(Short problem): Only the lines from the one containing "Write the matplotlib code for this chart." through the one containing "70, 80, 90]" belong in the answer; copy them exactly and leave out pictures.

──────

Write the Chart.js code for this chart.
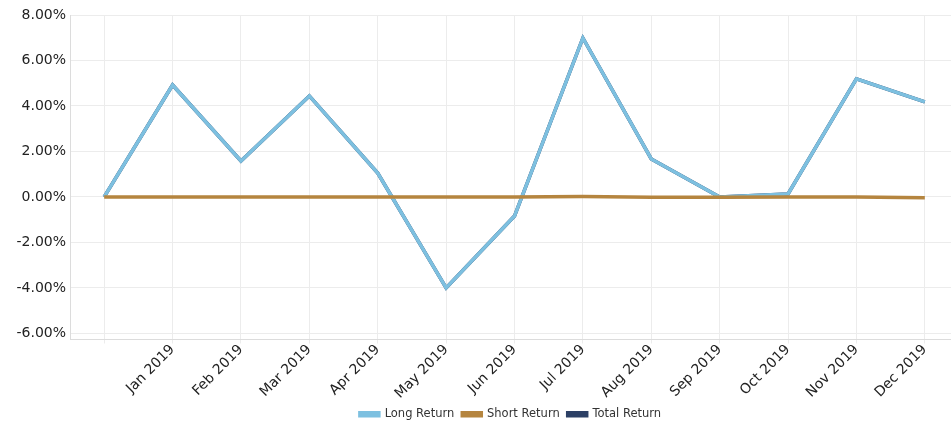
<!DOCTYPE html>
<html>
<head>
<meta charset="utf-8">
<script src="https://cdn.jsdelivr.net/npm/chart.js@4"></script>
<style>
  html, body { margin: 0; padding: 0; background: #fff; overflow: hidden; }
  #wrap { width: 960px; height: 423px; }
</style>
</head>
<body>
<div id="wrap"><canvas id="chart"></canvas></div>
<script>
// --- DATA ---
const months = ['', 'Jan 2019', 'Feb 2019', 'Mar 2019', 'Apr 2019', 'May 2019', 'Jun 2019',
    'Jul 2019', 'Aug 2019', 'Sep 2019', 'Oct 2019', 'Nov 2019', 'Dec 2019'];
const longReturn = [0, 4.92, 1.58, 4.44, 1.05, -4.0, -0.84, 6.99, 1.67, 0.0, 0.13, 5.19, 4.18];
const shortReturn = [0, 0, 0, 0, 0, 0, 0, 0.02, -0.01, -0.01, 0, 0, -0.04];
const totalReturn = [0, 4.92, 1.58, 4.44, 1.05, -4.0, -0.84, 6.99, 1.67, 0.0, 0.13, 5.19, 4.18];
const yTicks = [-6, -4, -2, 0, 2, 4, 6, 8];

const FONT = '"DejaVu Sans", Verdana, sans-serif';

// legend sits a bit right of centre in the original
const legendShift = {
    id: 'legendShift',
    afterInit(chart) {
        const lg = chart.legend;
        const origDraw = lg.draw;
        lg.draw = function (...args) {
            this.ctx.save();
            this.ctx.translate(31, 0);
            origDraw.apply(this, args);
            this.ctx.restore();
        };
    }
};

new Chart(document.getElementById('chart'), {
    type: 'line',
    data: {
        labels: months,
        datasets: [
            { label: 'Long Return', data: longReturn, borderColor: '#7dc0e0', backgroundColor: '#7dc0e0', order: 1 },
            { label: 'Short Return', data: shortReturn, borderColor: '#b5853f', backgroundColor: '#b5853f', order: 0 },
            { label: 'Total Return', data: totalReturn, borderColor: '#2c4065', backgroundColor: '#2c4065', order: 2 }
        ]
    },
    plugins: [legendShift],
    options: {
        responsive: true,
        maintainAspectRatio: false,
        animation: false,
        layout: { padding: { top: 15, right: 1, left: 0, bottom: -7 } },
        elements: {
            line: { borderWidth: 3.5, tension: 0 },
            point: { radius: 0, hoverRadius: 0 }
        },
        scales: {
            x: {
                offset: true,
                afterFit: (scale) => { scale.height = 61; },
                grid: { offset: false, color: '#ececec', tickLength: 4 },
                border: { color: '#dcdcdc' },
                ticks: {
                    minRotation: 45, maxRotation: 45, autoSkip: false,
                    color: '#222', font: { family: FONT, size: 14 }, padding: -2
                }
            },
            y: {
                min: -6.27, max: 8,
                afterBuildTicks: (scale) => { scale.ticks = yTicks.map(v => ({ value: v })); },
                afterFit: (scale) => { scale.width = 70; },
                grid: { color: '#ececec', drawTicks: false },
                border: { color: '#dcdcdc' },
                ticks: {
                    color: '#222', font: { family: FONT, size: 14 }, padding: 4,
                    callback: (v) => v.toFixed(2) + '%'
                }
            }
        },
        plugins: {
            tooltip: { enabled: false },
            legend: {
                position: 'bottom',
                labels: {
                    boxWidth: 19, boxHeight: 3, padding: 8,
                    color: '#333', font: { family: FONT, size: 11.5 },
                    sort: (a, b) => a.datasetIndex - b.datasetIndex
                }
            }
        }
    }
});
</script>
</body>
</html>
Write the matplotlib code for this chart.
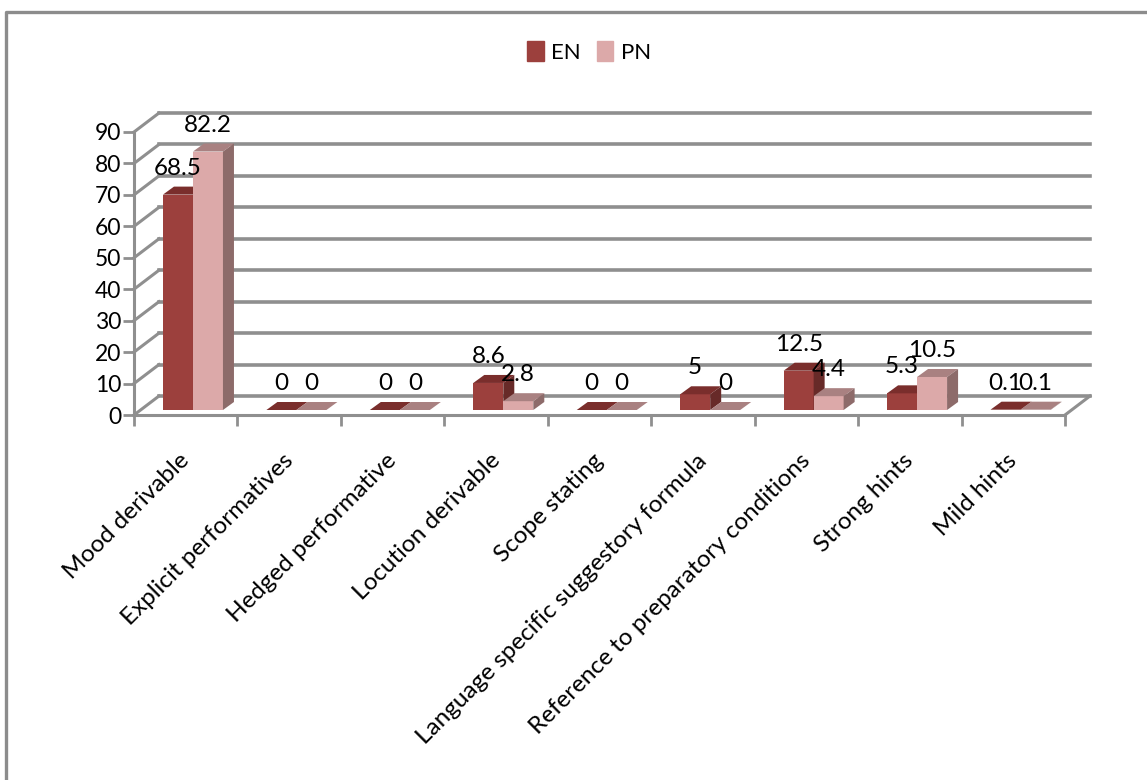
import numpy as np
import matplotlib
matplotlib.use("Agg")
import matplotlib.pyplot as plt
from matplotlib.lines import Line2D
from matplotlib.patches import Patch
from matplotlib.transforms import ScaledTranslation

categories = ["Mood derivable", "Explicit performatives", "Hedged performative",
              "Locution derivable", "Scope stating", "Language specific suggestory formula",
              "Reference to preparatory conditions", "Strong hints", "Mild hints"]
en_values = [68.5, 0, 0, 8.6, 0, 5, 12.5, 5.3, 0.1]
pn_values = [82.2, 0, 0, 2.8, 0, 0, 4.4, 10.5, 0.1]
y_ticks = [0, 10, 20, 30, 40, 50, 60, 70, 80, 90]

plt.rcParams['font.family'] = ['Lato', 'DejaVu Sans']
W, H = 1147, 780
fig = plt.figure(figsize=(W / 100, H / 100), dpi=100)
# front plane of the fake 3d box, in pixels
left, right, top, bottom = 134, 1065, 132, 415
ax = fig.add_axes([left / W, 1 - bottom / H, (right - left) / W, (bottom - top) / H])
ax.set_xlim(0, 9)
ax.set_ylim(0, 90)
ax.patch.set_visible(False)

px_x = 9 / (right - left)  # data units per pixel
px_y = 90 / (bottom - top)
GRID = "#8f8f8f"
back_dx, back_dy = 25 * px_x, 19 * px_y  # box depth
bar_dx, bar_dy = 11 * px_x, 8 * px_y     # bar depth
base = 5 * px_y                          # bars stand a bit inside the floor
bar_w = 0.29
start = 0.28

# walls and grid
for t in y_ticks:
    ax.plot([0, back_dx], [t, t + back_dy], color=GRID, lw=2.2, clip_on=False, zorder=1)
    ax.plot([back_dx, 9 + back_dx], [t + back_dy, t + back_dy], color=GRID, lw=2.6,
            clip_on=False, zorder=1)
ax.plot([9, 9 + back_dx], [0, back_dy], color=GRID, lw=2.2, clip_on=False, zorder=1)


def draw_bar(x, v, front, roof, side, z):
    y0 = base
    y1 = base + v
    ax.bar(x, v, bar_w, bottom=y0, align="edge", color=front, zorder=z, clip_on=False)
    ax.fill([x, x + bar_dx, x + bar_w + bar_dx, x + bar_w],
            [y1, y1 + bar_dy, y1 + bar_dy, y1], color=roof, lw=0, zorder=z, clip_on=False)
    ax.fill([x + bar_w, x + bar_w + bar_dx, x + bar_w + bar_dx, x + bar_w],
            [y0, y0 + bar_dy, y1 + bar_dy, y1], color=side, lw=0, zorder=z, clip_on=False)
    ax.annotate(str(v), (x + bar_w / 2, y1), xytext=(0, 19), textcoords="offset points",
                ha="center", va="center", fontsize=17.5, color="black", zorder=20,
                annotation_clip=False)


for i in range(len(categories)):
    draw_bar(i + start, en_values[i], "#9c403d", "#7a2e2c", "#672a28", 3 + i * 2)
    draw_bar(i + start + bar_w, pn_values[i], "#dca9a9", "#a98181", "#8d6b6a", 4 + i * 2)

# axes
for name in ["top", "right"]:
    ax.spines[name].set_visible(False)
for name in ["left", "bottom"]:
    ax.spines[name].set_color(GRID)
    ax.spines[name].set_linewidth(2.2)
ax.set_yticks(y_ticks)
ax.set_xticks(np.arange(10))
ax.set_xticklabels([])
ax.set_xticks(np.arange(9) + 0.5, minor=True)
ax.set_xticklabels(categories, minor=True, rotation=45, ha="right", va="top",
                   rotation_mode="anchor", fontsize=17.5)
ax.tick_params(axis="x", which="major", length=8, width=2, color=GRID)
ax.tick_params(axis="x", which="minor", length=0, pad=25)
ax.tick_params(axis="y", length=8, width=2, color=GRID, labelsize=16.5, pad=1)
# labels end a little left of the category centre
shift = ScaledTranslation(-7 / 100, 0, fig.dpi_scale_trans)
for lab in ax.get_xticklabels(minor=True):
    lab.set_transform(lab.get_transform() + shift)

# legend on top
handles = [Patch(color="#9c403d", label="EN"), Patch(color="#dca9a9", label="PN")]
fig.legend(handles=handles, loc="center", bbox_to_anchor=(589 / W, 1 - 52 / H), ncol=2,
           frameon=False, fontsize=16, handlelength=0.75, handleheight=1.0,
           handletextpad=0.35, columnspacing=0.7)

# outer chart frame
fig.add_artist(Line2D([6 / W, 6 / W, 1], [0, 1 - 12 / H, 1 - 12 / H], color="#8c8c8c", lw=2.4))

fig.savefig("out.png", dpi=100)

──────

(Answer to the exercise):
Write the matplotlib code for this chart.
import numpy as np
import matplotlib
matplotlib.use("Agg")
import matplotlib.pyplot as plt
from matplotlib.lines import Line2D
from matplotlib.patches import Patch
from matplotlib.transforms import ScaledTranslation

categories = ["Mood derivable", "Explicit performatives", "Hedged performative",
              "Locution derivable", "Scope stating", "Language specific suggestory formula",
              "Reference to preparatory conditions", "Strong hints", "Mild hints"]
en_values = [68.5, 0, 0, 8.6, 0, 5, 12.5, 5.3, 0.1]
pn_values = [82.2, 0, 0, 2.8, 0, 0, 4.4, 10.5, 0.1]
y_ticks = [0, 10, 20, 30, 40, 50, 60, 70, 80, 90]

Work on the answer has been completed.